De retour du Salon de Genève, on peut se demander si le design automobile n’est pas en train d’entrer dans une phase baroque, au sens noble du terme. Certes, il reste encore quelques “masses molles”, pour reprendre une expression savoureuse de Deleuze, mais dans l’ensemble, le travail des designers est remarquable. Pourtant, les contraintes n’ont jamais été aussi fortes, avec l’étau de la mutualisation des pièces et composants, la pression des différentes réglementations et le diktat des réductions de coûts. Autant d’obstacles que les designers parviennent à surmonter, le feu d’artifice de lancements des petites citadines en étant la meilleure illustration, surtout que les marges de manœuvre sont ténues sur ce segment. Laissons à chacun le droit à sa préférence, mais force est de reconnaître que les C1, 108 et Aygo sont des modèles aboutis et parfaitement différenciés.
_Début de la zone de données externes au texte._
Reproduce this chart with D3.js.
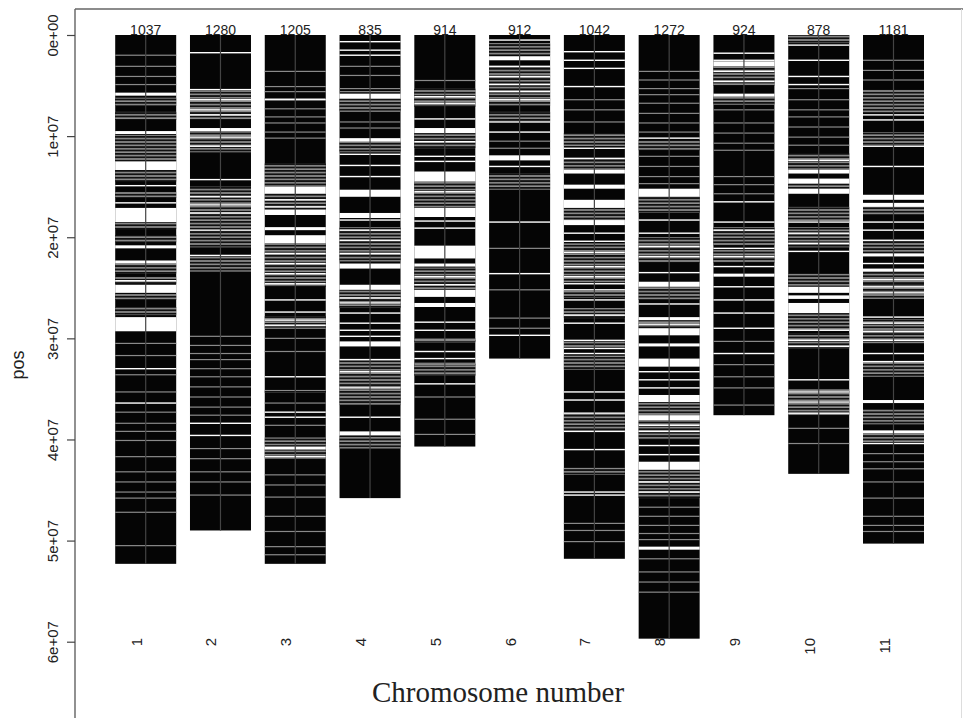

L’enthousiasme est aussi de mise devant la nouvelle Twingo, en attendant de voir ce que sera la smart. A chaque fois, le client est au centre du projet, ce qui rime aujourd’hui, au-delà de l’usage de la mobilité, avec une prise en compte de l’enjeu environnemental, un traitement digne de ce nom de la connectivité et une compréhension des nouveaux arbitrages budgétaires. L’exercice n’est plus vécu comme un mal nécessaire, un appauvrissement et les designers se l’approprient avec un état d’esprit de séduction et d’invention parfois non dénué de malice. Après quelques générations grises, on ne peut que s’en réjouir et se rappeler la phrase de l’architecte Marc Barani : “le baroque, c’est la courbe, la fantaisie”.